As touring companies came to Alaska, they offered master classes, allowing Wilberg to learn from companies like the Moscow Ballet and the Martha Graham Dance Company. She always got especially excited about working with the modern choreographers, and while she liked ballet, by the time she was a high school senior, she was "ready to retire the pointe shoes."
She chose the University of Utah's dance program because two of her teachers had gone there. While a college student, she interned with Jena Woodbury, learning about arts administration. She's now in her third season as a Ririe-Woodbury company member. While she dances full time, she said, it's not quite 24/7. "Now it's my job and it's my love, but I also have other passions and other loves," she explained.
One of those loves is her husband, Jake, who enjoys bicycling and is currently in school for accounting. They met as freshmen in the U. of U. dorms and were married last year.

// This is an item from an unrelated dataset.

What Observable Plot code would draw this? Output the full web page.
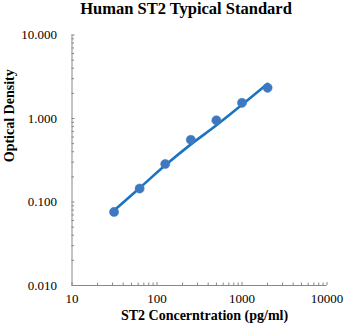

Another of Wilberg's loves is cooking. "Cooking is my stress reliever. It lets me forget everything else," she said. She particularly loves making pasta, and even has a part-time job working at Sur La Table, where she likes working with people, exploring all the kitchen gadgets and getting exposure to cooking classes.
She follows new restaurant openings and enjoys going out to eat with her husband; Oasis is a favorite. She's a wine aficionado, and the couple like to travel. They honeymooned in Santa Barbara, where they enjoyed wine-tasting and cycling. Wilberg sees herself staying with Ririe-Woodbury for at least another year or two, and thinks she might enjoy a second career as an arts administrator, making the transition from dancing on tours to booking them.
Wilberg said she particularly enjoys dancing the work of Ririe-Woodbury's artistic director, Charlotte Boye-Christensen, because it challenges her with its physicality and sometimes its aggression. The antagonism that's sometimes seen in Boye-Christensen's work doesn't resonate in Wilberg's own romantic relationship, which she says is "very equal," but she enjoys playing a character.
For Ririe-Woodbury's performance of "Equilibrium" from Sept. 24 through 26, Boye-Christensen will present a new work called "Turf." Wilberg says it began with an improvisation which included the dancers competing to get out in front of the group. Wilberg said it was interesting to see how the men and women competed differently for their turf, noting that the men were more physically aggressive, while the women were more coy and psychological.
The program also includes a different kind of competition. Four Utah choreographers set their work on the Ririe-Woodbury dancers during their summer workshop, and the audience will get to vote for their favorite work at "Equilibrium." The works are "Unlikely Ritual" by Weber State's Erik Stern, "Past Life" by U. of U.'s Eric Handman, "Carpet Diem" by UVU's Doris Hudson de Trujillo and "Flavor of the Day" by SUU's Kay Andersen.
"Equilibrium" will also include Carolyn Carlson's 2004 work "Down by the River," which Wilberg says has a moment where the women spill their long hair over the men's backs and imitate the action of coming up from a river to gulp some air.
But the showcase piece will be Armitage's "It's Gonna Get Loud," which deals with male-female dynamics in its own way.
In a July 29 interview, the 55-year-old Armitage said that she's been updating the image of the ballerina. "It used to be this unobtainable romantic [idea], from the man's point of view," she explained. "True love. Going for the perfect woman. Even 'Swan Lake.' The idea of this perfect woman that you're chasing, and can you ever find it? So now, if you see a couple, it's not about chasing something unobtainable, this woman who's almost an ephemeral idea. It's about two people. They both have a will power, they both are interacting with each other, they're equals. In that way, what we put on stage evolves in the same way that the culture evolves."
Armitage, who was once referred to by Vanity Fair as "a punk ballerina," has a style known as "contemporary ballet" -- a fusion of modern dance and ballet. "I think that ballet is like a supermodel, in a way," she said. "You have these long lines and elegant body. And I love that. And then I love something that's really visceral rock 'n' roll, absolutely the opposite. I think the contradiction is what's really interesting. I think human nature actually is full of contradiction. Maybe we don't want to talk about that, but we all have such contradictions in our way of being and living and interacting with each other."